Constructor Signature
RoverEnvFused(
size=(96, 96),
length=6000,
scan_topic='/scan',
imu_topic='/imu/data',
cmd_vel_topic='/cmd_vel',
world_n='inspect',
lidar_points=32,
max_lidar_range=12.0,
rl_obs_name='rl_observation',
)
| Parameter | Type | Default | Description |
|---|
size | tuple | (96, 96) | Height × width of the fused observation image |
length | int | 6000 | Maximum steps per episode (3× longer than base) |
world_n | str | 'inspect' | Gazebo world; 'island' is silently remapped to 'moon' |
rl_obs_name | str | 'rl_observation' | Shared-memory block name written by inference.py |
Fused Observation Channels
The observation is a (96, 96, 3) float32 array in [0, 1] read from shared memory. Each channel carries distinct semantic content:
| Channel | Content | Source |
|---|
| 0 — Grayscale | Rectified fisheye view of the forward scene | fisheye_ros2_mem_share.py |
| 1 — Depth | Monocular depth estimate (normalized) | inference.py depth head |
| 2 — Attention | Spatiotemporal pedestrian occupancy heatmap | Attention model checkpoint |
RoverEnvFused is designed exclusively for the Active Vision / DreamerV3 pipeline. inference.py must be running and writing to shared memory before the environment’s reset() is called.
RoverEnv. Episode length is set to 6000 steps to accommodate the slower perception stack.
RoverEnvFused (Discrete)
The discrete variant is defined in ros2_ws/src/sb3/environments/discrete_rover_env_fused.py.

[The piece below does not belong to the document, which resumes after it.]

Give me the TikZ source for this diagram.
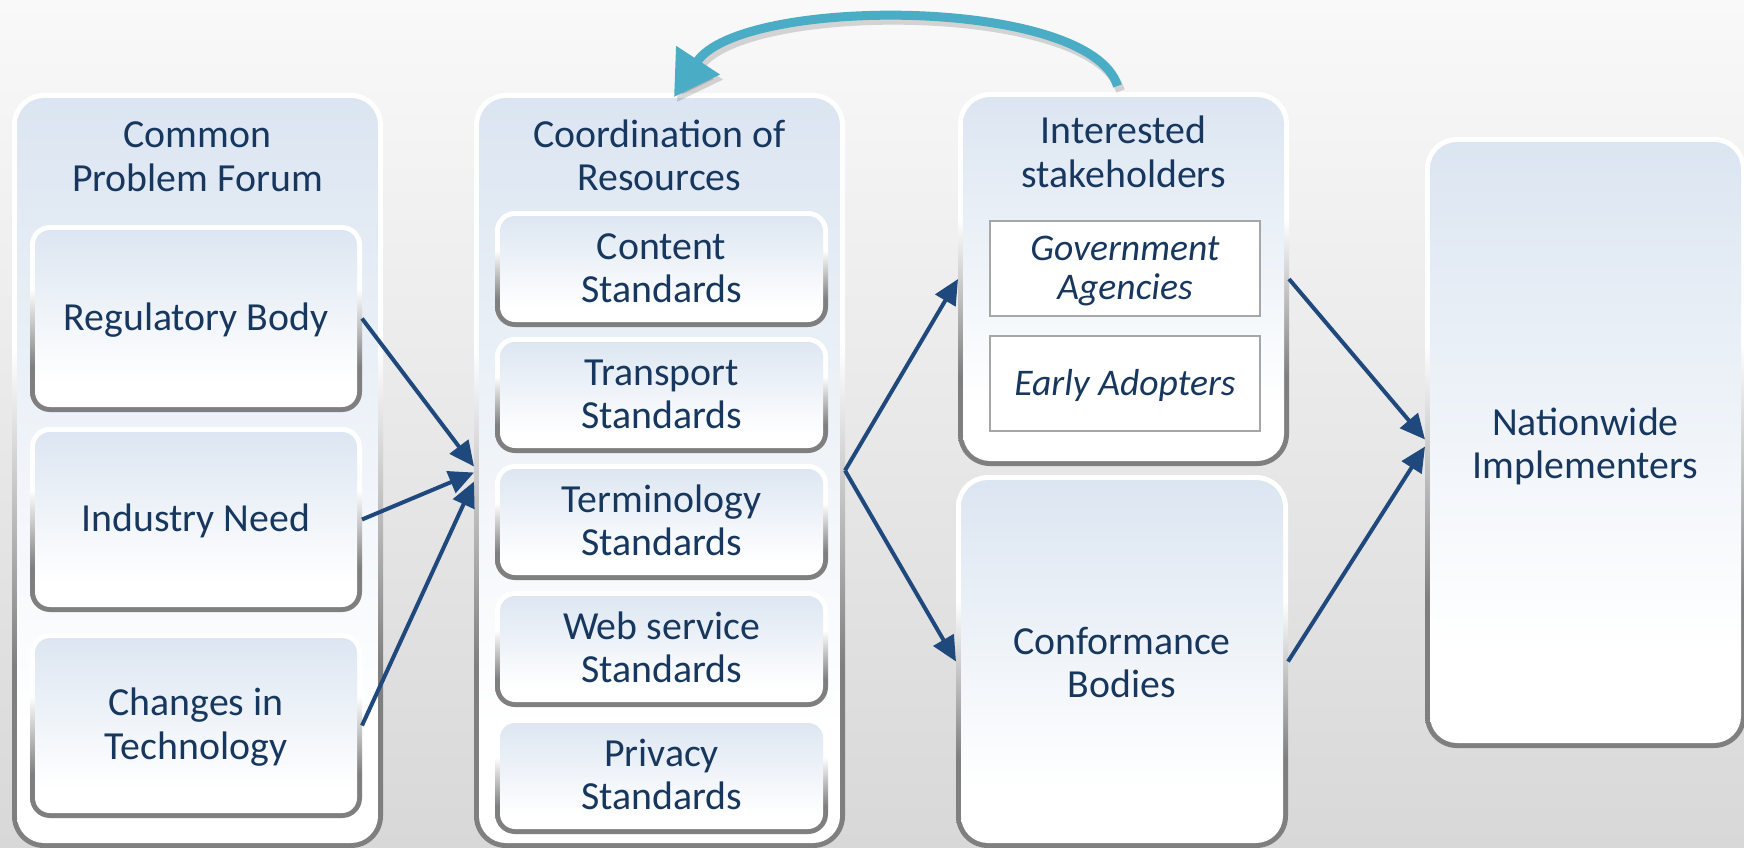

It inherits the RoverEnvFused class name and fused 3-channel observation but replaces the continuous Box action space with a Discrete action space.
This variant is used as the gaze-control head in the DreamerV3 joint policy: the RL agent selects one of a small set of camera pan angles (−60°, −30°, 0°, +30°, +60°) simultaneously with its locomotion commands.
# Discrete action → pan angle mapping
pan_offsets = [-60, -30, 0, +30, +60] # degrees
sb3_SAC.py at runtime when --vision True is passed, overriding the continuous fused environment.
World-Specific Configuration
Each world uses different spawn and boundary rectangles. These are set automatically from the world_n constructor argument.
inspect (Industrial Inspection Zone)
rand_x_range = (-27, -19) # rover spawn x (m)
rand_y_range = (-27, -19) # rover spawn y (m)
rand_goal_x_range = (-27, -19) # goal x (m)
rand_goal_y_range = (-27, -19) # goal y (m)
too_far_away_low_x = -29
too_far_away_high_x = -13
too_far_away_low_y = -29
too_far_away_high_y = -17
moon / island (Lunar Island Terrain)
rand_x_range = (-4, 4)
rand_y_range = (-4, 4)
rand_goal_x_range = (-4, 4)
rand_goal_y_range = (-4, 4)
too_far_away_low_x = -20
too_far_away_high_x = 10
too_far_away_low_y = -20
too_far_away_high_y = 20
maze (default)
rand_x_range = (-4, 4)
rand_y_range = (-4, 4)
rand_goal_x_range = (-4, 4)
rand_goal_y_range = (-4, 4)
too_far_away_low_x = -30
too_far_away_high_x = 30
too_far_away_low_y = -30
too_far_away_high_y = 30
reset(), both the rover spawn position and the goal position are independently sampled uniformly from the ranges above.
PID Heading Controller
Rather than sending angular velocity directly to the robot, the environment uses a PID controller to track the desired absolute heading computed from the policy’s relative heading action.
# Parameters (set in __init__)
Kp = 2.0 # Proportional gain
Ki = 0.0 # Integral gain
Kd = 0.1 # Derivative gain
max_angular_velocity = 7.0 # rad/s clamp
- Computes
desired_heading = current_yaw + action[1]
- Calculates the wrapped heading error:
error = atan2(sin(desired - current), cos(desired - current))
- Runs a PID update with elapsed wall-clock
dt
- Clips the output to
[-7.0, 7.0] rad/s before publishing to /cmd_vel
def heading_controller(self, desired_heading, current_heading):
dt = time.time() - self.last_time
self.last_time = time.time()
error = math.atan2(
math.sin(desired_heading - current_heading),
math.cos(desired_heading - current_heading)
)
self.integral_error += error * dt
derivative_error = (error - self.last_error) / dt
self.last_error = error
control = (
self.Kp * error
+ self.Ki * self.integral_error
+ self.Kd * derivative_error
)
return np.clip(control, -self.max_angular_velocity, self.max_angular_velocity)
The derivative term (Kd=0.1) damps oscillation when the rover overshoots a sharp heading change. If you observe excessive hunting behaviour in a new world, lower Kd or reduce max_angular_velocity.